Task directions: Retype the opening lines of the data exactly, stopping after the line that contains "const yTicks = [-100, 0, 100, 200, 300];". Skip every picture.

## begin Data provided

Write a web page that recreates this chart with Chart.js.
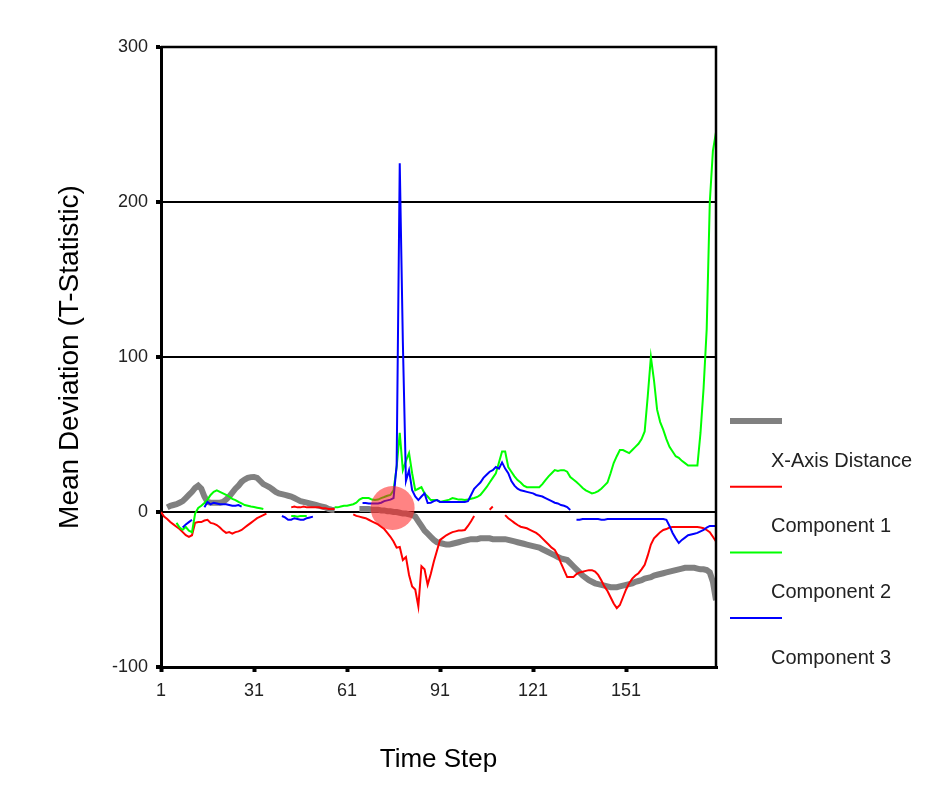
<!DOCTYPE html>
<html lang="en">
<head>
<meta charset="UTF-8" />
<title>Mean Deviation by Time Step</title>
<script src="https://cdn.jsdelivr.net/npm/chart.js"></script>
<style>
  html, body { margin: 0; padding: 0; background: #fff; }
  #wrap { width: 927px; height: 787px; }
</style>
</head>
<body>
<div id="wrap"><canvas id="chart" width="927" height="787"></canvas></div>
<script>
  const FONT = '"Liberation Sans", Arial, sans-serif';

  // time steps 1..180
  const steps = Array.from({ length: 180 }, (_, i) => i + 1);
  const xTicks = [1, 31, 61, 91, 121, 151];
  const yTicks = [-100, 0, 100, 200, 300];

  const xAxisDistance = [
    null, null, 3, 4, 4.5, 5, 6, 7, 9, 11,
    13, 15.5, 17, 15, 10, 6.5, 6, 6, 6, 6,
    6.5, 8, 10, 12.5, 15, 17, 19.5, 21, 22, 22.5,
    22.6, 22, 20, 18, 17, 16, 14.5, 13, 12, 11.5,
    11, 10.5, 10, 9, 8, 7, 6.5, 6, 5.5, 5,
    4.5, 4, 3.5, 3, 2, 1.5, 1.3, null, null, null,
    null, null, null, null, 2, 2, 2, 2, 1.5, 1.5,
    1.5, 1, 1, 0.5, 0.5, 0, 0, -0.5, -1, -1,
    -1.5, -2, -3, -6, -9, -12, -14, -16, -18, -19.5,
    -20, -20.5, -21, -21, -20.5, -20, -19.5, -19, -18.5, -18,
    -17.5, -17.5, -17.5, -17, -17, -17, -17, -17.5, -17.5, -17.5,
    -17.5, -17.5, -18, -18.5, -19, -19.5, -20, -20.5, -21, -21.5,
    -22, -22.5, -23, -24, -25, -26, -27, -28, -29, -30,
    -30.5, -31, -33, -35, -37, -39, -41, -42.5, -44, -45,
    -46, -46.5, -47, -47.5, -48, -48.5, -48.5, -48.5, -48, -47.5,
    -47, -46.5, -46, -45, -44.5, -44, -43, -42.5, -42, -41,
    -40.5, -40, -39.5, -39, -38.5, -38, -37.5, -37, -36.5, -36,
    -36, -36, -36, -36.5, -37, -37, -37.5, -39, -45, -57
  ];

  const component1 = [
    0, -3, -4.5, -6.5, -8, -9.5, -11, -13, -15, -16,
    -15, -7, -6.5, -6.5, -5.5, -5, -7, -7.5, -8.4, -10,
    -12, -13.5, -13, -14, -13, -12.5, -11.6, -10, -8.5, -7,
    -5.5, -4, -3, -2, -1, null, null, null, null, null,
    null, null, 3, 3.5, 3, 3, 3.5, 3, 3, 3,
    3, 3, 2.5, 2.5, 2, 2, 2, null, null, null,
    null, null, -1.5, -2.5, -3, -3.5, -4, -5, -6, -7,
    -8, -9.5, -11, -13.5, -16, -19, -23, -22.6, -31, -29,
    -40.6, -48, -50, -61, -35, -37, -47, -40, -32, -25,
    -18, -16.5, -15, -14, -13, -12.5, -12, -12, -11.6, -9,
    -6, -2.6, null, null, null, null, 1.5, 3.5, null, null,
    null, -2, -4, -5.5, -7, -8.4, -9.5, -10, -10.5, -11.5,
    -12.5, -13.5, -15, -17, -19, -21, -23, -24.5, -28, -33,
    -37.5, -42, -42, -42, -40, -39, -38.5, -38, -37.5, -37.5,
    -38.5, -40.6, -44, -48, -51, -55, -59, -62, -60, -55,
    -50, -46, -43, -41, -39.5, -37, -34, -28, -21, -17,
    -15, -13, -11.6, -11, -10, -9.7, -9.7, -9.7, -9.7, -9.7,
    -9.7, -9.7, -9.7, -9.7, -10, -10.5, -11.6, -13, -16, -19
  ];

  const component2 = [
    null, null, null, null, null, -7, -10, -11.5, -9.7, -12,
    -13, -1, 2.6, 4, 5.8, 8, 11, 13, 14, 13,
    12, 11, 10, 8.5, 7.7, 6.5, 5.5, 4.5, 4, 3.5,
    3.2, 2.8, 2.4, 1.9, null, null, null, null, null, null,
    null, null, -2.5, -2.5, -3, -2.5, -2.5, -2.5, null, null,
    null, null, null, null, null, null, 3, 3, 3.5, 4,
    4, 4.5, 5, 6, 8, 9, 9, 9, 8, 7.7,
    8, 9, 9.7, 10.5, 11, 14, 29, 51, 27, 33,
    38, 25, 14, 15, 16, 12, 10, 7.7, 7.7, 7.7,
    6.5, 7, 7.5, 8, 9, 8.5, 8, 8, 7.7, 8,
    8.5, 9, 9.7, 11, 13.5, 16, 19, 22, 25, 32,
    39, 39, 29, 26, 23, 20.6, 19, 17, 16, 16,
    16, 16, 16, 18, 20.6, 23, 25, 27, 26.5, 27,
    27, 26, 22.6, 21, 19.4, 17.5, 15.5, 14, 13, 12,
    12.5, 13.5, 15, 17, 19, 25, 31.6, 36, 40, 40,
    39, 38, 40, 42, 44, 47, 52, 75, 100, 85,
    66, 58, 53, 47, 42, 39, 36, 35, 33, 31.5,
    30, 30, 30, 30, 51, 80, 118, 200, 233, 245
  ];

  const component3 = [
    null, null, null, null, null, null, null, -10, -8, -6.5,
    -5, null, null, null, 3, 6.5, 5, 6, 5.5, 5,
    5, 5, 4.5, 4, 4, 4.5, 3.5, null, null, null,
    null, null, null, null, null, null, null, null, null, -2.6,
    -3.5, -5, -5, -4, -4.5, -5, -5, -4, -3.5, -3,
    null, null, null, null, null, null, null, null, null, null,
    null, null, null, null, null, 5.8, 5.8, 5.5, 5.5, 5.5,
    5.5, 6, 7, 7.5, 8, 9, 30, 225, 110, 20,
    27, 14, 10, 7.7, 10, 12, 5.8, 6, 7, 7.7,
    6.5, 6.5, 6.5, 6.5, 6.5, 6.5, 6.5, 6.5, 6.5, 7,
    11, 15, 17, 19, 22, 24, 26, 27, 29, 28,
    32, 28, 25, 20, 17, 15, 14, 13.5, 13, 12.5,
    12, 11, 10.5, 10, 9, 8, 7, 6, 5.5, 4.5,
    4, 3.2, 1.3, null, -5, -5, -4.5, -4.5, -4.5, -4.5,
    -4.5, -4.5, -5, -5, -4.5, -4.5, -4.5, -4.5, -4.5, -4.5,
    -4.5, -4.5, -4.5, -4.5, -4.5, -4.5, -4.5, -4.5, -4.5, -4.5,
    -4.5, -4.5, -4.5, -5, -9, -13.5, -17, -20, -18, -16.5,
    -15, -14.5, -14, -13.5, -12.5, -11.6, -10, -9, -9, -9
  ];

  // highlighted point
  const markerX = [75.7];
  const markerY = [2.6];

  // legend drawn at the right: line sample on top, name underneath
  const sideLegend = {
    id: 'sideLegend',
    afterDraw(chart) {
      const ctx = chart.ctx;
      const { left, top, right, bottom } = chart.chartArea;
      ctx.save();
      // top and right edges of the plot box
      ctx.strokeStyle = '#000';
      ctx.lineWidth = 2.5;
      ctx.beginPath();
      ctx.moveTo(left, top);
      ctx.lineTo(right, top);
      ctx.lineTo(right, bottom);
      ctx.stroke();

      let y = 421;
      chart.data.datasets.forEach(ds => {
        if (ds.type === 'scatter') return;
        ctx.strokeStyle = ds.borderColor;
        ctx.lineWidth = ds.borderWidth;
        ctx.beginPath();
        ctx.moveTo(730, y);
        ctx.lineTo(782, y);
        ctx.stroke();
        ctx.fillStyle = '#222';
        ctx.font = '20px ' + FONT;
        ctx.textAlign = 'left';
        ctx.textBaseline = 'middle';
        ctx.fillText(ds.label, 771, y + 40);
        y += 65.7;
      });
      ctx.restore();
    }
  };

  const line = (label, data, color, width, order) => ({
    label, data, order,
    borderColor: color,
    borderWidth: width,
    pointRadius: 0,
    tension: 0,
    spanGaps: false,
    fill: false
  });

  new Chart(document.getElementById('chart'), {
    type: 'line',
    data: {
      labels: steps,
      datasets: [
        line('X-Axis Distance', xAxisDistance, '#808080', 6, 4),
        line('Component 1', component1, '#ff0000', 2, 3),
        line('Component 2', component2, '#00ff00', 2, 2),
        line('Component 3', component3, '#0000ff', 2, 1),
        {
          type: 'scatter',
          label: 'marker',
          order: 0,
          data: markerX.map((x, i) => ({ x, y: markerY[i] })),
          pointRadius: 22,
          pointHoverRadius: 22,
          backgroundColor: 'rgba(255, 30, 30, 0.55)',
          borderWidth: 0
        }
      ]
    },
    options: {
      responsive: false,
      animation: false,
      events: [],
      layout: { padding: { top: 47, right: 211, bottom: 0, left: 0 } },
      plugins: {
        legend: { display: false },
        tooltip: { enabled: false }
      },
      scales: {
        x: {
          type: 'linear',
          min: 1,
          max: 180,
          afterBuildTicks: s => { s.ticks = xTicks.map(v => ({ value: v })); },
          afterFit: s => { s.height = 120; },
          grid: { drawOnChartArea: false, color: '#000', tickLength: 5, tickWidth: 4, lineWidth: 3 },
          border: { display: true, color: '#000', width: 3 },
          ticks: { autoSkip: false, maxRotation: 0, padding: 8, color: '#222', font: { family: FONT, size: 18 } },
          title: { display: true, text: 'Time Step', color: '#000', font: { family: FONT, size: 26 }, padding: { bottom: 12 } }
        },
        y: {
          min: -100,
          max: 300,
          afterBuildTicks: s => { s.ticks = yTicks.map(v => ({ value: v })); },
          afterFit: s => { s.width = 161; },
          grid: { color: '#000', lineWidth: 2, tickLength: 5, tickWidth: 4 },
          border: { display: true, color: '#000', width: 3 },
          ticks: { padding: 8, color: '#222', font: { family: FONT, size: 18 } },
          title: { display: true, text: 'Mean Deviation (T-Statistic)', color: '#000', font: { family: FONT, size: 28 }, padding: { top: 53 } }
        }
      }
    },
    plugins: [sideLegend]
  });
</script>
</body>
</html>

## end Data provided

Exercise response:
Write a web page that recreates this chart with Chart.js.
<!DOCTYPE html>
<html lang="en">
<head>
<meta charset="UTF-8" />
<title>Mean Deviation by Time Step</title>
<script src="https://cdn.jsdelivr.net/npm/chart.js"></script>
<style>
  html, body { margin: 0; padding: 0; background: #fff; }
  #wrap { width: 927px; height: 787px; }
</style>
</head>
<body>
<div id="wrap"><canvas id="chart" width="927" height="787"></canvas></div>
<script>
  const FONT = '"Liberation Sans", Arial, sans-serif';

  // time steps 1..180
  const steps = Array.from({ length: 180 }, (_, i) => i + 1);
  const xTicks = [1, 31, 61, 91, 121, 151];
  const yTicks = [-100, 0, 100, 200, 300];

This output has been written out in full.